BEKASI (IndependensI.com)- Rasionalisasi anggaran di setiap organisasi perangkat daerah (OPD) di lingkungan Pemerintah Kota (Pemkot) Bekasi, terpaksa dilakukan. Itu dilakukan akibat terjadi defisit pada
Anggaran Pendapatan dan Belanja Daerah (APBD) tahun 2018. Nilainya cukup besar yakni hingga Rp 900 miliar.
Beberapa pejabat Pemkot Bekasi, mengakui pihaknta diperintahkan untum melakukan rasionalisasi anggaran. “Yang tadinya kegiatan dua kali, cukup sekali saja. Itu dilakukan terhadap kegiatan yang belum dilaksanakan atau biayanya belum terserap sampai saat ini,” ungkap seorang pejabat eselon III, Kamis (30/8/2018).

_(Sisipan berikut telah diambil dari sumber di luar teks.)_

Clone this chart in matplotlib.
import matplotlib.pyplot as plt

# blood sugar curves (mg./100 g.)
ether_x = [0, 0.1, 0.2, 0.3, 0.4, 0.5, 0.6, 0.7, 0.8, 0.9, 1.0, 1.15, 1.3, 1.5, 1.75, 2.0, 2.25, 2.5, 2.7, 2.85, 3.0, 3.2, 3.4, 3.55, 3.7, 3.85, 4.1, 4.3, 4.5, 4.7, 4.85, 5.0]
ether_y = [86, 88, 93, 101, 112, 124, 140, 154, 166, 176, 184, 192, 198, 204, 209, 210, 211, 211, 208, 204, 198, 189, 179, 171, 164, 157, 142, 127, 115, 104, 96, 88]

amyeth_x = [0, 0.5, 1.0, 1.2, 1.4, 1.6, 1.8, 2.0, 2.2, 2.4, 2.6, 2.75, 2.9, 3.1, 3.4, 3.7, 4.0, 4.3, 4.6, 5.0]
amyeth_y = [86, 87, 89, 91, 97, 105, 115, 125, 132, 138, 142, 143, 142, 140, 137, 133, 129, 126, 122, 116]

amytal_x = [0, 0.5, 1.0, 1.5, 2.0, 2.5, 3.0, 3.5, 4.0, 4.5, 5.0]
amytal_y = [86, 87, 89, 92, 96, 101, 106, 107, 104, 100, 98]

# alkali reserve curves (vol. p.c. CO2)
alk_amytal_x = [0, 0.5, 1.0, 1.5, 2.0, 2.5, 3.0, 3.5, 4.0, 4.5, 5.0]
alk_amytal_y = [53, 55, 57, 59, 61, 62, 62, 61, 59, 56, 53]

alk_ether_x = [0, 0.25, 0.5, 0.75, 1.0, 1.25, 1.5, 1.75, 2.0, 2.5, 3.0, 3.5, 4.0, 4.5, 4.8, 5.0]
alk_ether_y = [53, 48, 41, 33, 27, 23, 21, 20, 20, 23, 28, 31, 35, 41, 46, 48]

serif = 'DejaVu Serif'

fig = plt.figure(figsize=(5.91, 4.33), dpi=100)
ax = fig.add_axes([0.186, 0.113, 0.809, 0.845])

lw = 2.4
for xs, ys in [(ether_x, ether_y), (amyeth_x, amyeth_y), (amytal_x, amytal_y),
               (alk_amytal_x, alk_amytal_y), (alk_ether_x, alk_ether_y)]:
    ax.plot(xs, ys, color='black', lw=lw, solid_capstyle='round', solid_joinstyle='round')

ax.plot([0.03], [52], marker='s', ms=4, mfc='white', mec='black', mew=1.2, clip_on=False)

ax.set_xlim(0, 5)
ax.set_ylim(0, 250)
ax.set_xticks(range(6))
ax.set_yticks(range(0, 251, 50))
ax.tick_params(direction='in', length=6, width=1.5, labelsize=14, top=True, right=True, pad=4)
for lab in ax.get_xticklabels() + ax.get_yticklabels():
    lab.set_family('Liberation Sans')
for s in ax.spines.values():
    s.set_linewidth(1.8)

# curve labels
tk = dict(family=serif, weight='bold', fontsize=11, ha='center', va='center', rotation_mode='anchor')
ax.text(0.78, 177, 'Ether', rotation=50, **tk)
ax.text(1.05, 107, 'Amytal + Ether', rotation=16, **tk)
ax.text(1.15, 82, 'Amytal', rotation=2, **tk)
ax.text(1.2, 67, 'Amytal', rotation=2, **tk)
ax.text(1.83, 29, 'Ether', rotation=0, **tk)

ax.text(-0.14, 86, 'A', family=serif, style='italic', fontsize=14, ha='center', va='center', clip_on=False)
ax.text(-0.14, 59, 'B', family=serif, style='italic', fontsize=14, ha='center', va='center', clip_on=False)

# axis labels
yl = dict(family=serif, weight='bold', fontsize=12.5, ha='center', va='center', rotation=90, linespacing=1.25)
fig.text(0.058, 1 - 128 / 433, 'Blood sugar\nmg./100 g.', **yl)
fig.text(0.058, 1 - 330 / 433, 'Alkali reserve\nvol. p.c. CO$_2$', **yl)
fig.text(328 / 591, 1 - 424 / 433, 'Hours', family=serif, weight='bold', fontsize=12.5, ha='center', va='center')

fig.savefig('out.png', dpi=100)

Tingginya nilai defisit karena belanja yang dilakukan pemerintah terlalu besar, tanpa melihat jaminan pendapatan yang akan diperoleh, ujar Angota Badan Anggaran (Banggar) DPRD Kota Bekasi, Chairoman J. Putro. Ia menilai, pemerintah terlalu lemah dalam melakukan perencanaan dan penganggaran keuangan daerah.

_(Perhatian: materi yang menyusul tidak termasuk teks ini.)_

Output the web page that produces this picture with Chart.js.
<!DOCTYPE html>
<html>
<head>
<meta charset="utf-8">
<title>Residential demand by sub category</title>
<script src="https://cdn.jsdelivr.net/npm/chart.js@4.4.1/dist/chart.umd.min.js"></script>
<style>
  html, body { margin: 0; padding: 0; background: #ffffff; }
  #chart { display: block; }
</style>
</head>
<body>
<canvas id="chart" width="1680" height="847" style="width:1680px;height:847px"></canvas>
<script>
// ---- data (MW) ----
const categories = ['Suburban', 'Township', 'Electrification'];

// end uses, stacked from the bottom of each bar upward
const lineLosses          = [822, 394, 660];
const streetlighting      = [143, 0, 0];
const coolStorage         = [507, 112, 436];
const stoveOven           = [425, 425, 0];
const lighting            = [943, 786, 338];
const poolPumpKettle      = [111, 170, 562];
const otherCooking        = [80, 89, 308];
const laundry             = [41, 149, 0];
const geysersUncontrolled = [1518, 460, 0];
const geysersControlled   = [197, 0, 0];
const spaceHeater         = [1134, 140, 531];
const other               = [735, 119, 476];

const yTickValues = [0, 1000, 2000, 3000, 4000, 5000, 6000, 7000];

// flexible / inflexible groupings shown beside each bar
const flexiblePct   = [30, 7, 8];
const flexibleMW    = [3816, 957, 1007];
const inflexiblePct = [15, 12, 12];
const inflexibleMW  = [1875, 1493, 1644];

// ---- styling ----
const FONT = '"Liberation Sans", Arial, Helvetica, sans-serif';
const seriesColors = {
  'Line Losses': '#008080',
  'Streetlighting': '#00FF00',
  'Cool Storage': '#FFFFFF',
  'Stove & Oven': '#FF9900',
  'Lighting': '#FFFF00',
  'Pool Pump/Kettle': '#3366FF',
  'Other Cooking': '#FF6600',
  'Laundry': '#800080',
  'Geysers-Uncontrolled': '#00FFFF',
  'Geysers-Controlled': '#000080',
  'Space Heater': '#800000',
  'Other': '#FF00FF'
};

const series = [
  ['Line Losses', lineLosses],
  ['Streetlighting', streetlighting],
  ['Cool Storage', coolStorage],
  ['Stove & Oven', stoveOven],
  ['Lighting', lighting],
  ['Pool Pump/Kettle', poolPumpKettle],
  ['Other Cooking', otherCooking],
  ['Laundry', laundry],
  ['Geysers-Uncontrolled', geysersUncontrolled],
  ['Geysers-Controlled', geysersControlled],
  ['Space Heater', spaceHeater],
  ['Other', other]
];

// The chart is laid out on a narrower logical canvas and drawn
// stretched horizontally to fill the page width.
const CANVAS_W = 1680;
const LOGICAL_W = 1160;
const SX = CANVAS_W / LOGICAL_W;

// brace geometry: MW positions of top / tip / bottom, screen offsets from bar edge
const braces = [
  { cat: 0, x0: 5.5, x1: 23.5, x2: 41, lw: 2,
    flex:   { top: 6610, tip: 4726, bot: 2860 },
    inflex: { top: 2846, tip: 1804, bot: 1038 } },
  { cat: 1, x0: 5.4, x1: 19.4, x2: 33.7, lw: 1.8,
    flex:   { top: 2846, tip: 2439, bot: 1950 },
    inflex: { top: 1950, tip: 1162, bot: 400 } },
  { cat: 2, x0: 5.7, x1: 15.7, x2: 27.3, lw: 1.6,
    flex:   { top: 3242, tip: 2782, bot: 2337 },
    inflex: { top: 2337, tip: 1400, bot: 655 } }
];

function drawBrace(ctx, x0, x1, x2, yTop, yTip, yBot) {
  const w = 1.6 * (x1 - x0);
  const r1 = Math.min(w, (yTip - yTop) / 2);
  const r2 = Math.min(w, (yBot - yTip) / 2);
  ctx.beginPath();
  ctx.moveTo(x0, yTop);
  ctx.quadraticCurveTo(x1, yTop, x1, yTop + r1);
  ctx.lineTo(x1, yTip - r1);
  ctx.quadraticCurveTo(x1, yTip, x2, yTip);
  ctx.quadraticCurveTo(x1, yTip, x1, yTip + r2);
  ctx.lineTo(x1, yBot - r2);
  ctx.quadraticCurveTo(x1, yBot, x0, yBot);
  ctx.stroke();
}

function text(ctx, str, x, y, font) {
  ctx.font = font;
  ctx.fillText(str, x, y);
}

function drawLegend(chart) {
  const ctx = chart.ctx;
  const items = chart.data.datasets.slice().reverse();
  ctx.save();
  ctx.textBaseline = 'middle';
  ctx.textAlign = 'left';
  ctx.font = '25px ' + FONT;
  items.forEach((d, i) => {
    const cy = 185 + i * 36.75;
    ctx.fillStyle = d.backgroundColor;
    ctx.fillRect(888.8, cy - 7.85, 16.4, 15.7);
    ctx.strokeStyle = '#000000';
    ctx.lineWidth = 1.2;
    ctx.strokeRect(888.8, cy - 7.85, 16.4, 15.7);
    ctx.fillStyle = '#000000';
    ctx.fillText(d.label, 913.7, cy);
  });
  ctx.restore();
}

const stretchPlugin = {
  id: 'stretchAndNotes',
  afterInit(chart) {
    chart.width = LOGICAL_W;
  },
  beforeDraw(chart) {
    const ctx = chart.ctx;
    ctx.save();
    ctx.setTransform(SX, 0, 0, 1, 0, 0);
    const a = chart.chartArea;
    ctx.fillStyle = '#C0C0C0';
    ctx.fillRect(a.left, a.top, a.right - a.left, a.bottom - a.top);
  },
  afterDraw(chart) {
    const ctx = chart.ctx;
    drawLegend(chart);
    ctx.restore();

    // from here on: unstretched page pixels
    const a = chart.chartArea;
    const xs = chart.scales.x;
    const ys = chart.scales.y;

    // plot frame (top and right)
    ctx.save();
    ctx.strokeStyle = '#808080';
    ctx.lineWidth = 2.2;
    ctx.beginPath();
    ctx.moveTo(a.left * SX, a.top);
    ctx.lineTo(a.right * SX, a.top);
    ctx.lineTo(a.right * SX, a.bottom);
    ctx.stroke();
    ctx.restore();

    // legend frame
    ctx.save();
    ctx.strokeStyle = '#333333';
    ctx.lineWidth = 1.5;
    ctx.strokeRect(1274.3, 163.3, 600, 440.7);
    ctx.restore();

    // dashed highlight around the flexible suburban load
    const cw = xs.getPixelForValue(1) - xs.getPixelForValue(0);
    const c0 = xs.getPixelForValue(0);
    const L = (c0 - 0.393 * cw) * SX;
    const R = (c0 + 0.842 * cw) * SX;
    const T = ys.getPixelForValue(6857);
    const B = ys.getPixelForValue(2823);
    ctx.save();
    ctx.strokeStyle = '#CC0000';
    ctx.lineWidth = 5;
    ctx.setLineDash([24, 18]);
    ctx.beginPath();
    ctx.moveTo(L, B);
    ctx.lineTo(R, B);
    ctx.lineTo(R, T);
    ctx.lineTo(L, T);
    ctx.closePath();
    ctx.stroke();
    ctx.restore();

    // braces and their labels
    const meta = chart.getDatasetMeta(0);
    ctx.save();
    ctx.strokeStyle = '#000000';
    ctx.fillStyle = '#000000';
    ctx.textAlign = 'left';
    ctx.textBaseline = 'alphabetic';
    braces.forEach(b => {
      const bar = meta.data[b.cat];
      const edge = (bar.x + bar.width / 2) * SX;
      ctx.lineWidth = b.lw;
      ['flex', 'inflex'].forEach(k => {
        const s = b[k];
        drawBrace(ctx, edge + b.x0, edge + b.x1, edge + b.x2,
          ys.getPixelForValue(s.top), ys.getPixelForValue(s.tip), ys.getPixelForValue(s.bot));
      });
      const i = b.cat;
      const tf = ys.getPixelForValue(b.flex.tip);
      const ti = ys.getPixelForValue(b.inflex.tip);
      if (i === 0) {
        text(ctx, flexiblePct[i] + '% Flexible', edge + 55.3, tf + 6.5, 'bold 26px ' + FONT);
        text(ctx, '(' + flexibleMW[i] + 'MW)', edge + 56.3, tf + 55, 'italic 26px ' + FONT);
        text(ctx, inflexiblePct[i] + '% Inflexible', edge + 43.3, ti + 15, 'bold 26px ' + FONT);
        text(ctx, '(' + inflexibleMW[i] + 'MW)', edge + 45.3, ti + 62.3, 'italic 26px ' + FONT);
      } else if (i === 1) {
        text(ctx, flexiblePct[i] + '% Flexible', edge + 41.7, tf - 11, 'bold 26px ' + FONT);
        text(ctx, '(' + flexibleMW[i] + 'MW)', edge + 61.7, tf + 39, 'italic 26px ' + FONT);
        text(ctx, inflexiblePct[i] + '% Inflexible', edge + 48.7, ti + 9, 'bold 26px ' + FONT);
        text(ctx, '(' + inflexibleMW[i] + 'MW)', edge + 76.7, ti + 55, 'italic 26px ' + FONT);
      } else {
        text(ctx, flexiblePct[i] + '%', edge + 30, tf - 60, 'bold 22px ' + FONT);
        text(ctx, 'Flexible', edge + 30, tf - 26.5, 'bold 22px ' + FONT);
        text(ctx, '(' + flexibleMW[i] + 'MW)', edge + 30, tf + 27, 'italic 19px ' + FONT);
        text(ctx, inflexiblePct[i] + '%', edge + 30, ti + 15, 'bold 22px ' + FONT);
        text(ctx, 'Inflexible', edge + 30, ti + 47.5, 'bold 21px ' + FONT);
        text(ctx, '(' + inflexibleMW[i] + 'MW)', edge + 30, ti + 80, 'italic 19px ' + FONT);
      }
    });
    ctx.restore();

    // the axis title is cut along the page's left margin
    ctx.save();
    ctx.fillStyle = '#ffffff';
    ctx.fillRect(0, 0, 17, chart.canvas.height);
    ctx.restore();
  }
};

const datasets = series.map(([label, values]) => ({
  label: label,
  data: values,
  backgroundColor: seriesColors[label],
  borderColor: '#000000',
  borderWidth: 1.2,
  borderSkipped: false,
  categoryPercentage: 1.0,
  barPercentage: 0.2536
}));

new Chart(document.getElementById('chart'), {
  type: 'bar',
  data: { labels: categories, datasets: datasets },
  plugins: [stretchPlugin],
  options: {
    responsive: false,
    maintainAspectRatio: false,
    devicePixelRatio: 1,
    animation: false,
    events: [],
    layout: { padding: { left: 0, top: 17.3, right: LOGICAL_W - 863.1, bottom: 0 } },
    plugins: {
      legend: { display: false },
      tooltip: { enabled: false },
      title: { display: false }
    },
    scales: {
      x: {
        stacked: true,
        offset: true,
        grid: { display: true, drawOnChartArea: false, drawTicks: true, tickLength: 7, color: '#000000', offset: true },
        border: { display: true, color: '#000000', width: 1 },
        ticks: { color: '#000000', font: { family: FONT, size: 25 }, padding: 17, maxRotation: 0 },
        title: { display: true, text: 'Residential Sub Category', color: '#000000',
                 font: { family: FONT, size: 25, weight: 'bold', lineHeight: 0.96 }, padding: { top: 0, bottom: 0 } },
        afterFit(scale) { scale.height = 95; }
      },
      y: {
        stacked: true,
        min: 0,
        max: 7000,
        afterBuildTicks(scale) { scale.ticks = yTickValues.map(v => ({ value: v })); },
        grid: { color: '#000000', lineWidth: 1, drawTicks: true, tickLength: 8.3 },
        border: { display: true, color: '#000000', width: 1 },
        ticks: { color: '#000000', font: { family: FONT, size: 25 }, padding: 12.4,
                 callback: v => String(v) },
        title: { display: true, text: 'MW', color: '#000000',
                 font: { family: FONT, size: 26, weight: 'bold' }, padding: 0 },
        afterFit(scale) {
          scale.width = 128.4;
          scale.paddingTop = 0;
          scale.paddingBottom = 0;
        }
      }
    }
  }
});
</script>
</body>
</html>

Ia menilai ada beberapa penyebab difisit tersebut. Pertama, Tunjangan Penambahan Penghasilan (TPP) aparatur terlalu besar sehingga membebani postur keuangan daerah. Kedua, pemerintah terlalu memaksakan pengerjaan proyek tahun jamak (multiyears), yang merupakan janji politik kepala daerah.

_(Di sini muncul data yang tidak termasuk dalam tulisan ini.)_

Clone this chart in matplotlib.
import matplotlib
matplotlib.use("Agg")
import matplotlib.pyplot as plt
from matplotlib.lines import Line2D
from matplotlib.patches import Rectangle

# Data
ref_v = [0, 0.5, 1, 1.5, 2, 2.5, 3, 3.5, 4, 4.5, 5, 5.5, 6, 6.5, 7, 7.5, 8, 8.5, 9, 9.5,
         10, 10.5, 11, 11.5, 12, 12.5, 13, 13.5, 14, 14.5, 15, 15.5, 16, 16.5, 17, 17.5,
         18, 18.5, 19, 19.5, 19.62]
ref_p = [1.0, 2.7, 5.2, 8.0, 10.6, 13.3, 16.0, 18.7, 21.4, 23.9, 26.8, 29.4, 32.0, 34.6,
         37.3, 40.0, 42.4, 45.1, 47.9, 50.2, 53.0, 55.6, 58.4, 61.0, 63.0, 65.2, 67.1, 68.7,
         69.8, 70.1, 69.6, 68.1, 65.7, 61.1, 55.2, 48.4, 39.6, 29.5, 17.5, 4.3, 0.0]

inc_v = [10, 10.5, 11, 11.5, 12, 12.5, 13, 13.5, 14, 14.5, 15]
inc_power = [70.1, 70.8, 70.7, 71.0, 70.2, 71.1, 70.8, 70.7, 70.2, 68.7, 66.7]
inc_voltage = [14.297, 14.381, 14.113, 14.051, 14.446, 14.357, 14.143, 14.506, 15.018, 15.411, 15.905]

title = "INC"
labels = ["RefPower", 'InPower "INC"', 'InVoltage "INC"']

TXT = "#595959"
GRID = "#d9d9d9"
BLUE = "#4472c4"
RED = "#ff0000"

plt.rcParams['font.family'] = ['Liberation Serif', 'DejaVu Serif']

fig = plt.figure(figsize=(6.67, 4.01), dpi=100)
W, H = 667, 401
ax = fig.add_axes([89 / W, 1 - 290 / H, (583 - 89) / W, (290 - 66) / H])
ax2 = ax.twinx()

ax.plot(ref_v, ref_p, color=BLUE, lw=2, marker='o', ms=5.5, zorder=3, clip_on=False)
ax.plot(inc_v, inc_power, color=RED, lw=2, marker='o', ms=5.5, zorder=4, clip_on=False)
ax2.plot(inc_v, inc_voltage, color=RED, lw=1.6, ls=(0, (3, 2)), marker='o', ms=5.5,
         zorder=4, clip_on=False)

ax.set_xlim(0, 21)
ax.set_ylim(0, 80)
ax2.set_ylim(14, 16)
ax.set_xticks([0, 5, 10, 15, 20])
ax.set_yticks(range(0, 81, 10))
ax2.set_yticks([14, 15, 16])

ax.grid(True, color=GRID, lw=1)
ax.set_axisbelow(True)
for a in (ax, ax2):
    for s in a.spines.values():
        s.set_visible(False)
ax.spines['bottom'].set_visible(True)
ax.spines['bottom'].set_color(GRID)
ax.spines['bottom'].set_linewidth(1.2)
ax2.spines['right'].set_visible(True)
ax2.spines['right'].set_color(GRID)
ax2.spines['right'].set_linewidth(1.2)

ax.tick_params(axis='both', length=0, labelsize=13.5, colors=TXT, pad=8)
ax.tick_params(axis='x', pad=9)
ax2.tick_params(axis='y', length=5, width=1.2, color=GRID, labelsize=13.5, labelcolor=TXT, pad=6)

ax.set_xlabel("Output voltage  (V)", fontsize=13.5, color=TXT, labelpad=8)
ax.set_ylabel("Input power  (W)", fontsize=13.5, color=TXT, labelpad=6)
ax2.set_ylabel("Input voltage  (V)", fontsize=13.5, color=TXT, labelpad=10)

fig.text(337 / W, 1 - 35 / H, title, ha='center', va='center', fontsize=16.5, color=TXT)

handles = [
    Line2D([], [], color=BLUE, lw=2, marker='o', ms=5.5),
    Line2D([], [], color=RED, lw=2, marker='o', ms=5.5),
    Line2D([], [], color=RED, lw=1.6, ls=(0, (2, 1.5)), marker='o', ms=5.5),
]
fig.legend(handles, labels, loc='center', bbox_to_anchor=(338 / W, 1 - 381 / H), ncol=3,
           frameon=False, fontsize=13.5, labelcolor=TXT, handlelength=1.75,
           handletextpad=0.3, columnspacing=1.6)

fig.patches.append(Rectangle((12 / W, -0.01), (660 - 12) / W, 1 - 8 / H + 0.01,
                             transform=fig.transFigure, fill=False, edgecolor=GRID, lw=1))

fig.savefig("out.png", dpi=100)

Ketiga, pembiayaan Kartu Sehat berbasis Nomor Induk Kependudukan (KS NIK) senilai Rp 200 miliar untuk menutupi biaya kesehatan masyarakat terlalu besar, dan penambahan jumlah tenaga kerja kontrak (TKK) di seluruh OPD) setempat.
“Pemerintah sedang mati suri, karena dana yang tersisa saat ini hanya untuk keperluan gaji pegawai seperti honor tenaga kerja kontrak (TKK) dan tunjangan aparatur,” kata Chairoman, Kamis (30/8/2018).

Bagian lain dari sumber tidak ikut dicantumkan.